Reproduce the listing below word for word, with no pictures.
[start]
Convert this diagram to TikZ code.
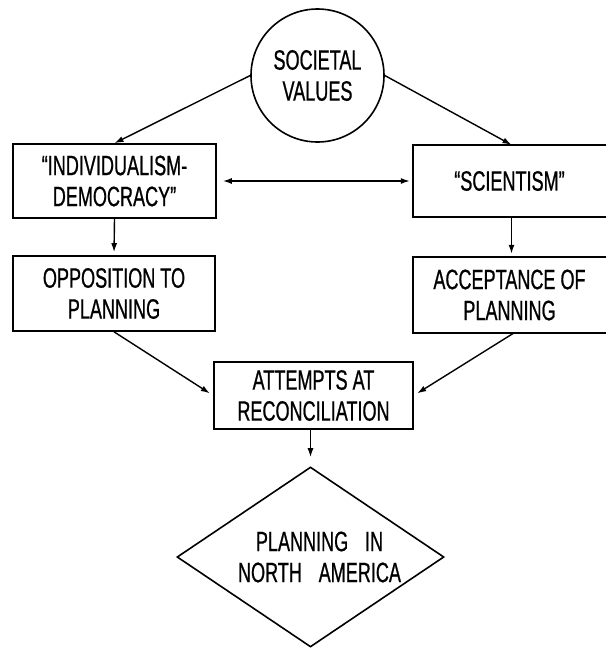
\documentclass[tikz,border=0pt]{standalone}
\usepackage{fontspec}
\setmainfont[FakeStretch=0.645,FakeBold=0.7]{Liberation Sans}
\usetikzlibrary{arrows.meta,shapes.geometric}
\begin{document}
\begin{tikzpicture}[x=1pt,y=-1pt,
  every node/.style={font=\fontsize{28}{31}\selectfont, align=center, inner sep=0pt},
  box/.style={draw, line width=1.6pt, rectangle},
  openbox/.style={rectangle},
  edge/.style={line width=1.6pt},
  conn/.style={line width=1.4pt, -{Latex[length=9pt,width=6pt]}}]
\useasboundingbox (0,0) rectangle (606,648);
\node[draw, circle, line width=1.6pt, minimum size=133pt] (sv) at (317.5,75.5) {SOCIETAL\\VALUES};
\node[box, minimum width=203pt, minimum height=74pt] (b1l) at (114.5,181) {“INDIVIDUALISM-\\DEMOCRACY”};
\node[openbox, minimum width=193pt, minimum height=72pt] (b1r) at (509.5,181) {“SCIENTISM”};
\node[box, minimum width=202pt, minimum height=75pt] (b2l) at (114,293.5) {OPPOSITION TO\\PLANNING};
\node[openbox, minimum width=193pt, minimum height=76pt] (b2r) at (509.5,295) {ACCEPTANCE OF\\PLANNING};
\node[box, minimum width=199pt, minimum height=67pt] (att) at (313.5,395.5) {ATTEMPTS AT\\RECONCILIATION};
\node[draw, diamond, line width=1.6pt, aspect=1.48, minimum width=267pt, minimum height=180pt] (dia) at (310.5,557) {\hspace*{18pt}PLANNING\hspace{0.6em}IN\\\hspace*{18pt}NORTH\hspace{0.6em}AMERICA};
\draw[edge] (b1r.north east) -- (b1r.north west) -- (b1r.south west) -- (b1r.south east);
\draw[edge] (b2r.north east) -- (b2r.north west) -- (b2r.south west) -- (b2r.south east);
\draw[conn] (sv.west) -- (b1l.north);
\draw[conn] (sv.east) -- ([xshift=2pt]b1r.north);
\draw[line width=1.4pt, {Latex[length=9pt,width=6pt]}-{Latex[length=9pt,width=6pt]}, shorten <=6pt, shorten >=3pt] (b1l.east) -- (b1r.west);
\draw[conn, shorten >=3pt] (b1l.south) -- (b2l.north);
\draw[conn, shorten >=3pt] ([xshift=2pt]b1r.south) -- ([xshift=2pt]b2r.north);
\draw[conn, shorten >=4pt] (b2l.south) -- (att.west);
\draw[conn, shorten >=4pt] ([xshift=4pt]b2r.south) -- (att.east);
\draw[conn, shorten >=9pt] (att.south -| dia.north) -- (dia.north);
\end{tikzpicture}
\end{document}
[end]
THE RESULT:
Convert this diagram to TikZ code.
\documentclass[tikz,border=0pt]{standalone}
\usepackage{fontspec}
\setmainfont[FakeStretch=0.645,FakeBold=0.7]{Liberation Sans}
\usetikzlibrary{arrows.meta,shapes.geometric}
\begin{document}
\begin{tikzpicture}[x=1pt,y=-1pt,
  every node/.style={font=\fontsize{28}{31}\selectfont, align=center, inner sep=0pt},
  box/.style={draw, line width=1.6pt, rectangle},
  openbox/.style={rectangle},
  edge/.style={line width=1.6pt},
  conn/.style={line width=1.4pt, -{Latex[length=9pt,width=6pt]}}]
\useasboundingbox (0,0) rectangle (606,648);
\node[draw, circle, line width=1.6pt, minimum size=133pt] (sv) at (317.5,75.5) {SOCIETAL\\VALUES};
\node[box, minimum width=203pt, minimum height=74pt] (b1l) at (114.5,181) {“INDIVIDUALISM-\\DEMOCRACY”};
\node[openbox, minimum width=193pt, minimum height=72pt] (b1r) at (509.5,181) {“SCIENTISM”};
\node[box, minimum width=202pt, minimum height=75pt] (b2l) at (114,293.5) {OPPOSITION TO\\PLANNING};
\node[openbox, minimum width=193pt, minimum height=76pt] (b2r) at (509.5,295) {ACCEPTANCE OF\\PLANNING};
\node[box, minimum width=199pt, minimum height=67pt] (att) at (313.5,395.5) {ATTEMPTS AT\\RECONCILIATION};
\node[draw, diamond, line width=1.6pt, aspect=1.48, minimum width=267pt, minimum height=180pt] (dia) at (310.5,557) {\hspace*{18pt}PLANNING\hspace{0.6em}IN\\\hspace*{18pt}NORTH\hspace{0.6em}AMERICA};
\draw[edge] (b1r.north east) -- (b1r.north west) -- (b1r.south west) -- (b1r.south east);
\draw[edge] (b2r.north east) -- (b2r.north west) -- (b2r.south west) -- (b2r.south east);
\draw[conn] (sv.west) -- (b1l.north);
\draw[conn] (sv.east) -- ([xshift=2pt]b1r.north);
\draw[line width=1.4pt, {Latex[length=9pt,width=6pt]}-{Latex[length=9pt,width=6pt]}, shorten <=6pt, shorten >=3pt] (b1l.east) -- (b1r.west);
\draw[conn, shorten >=3pt] (b1l.south) -- (b2l.north);
\draw[conn, shorten >=3pt] ([xshift=2pt]b1r.south) -- ([xshift=2pt]b2r.north);
\draw[conn, shorten >=4pt] (b2l.south) -- (att.west);
\draw[conn, shorten >=4pt] ([xshift=4pt]b2r.south) -- (att.east);
\draw[conn, shorten >=9pt] (att.south -| dia.north) -- (dia.north);
\end{tikzpicture}
\end{document}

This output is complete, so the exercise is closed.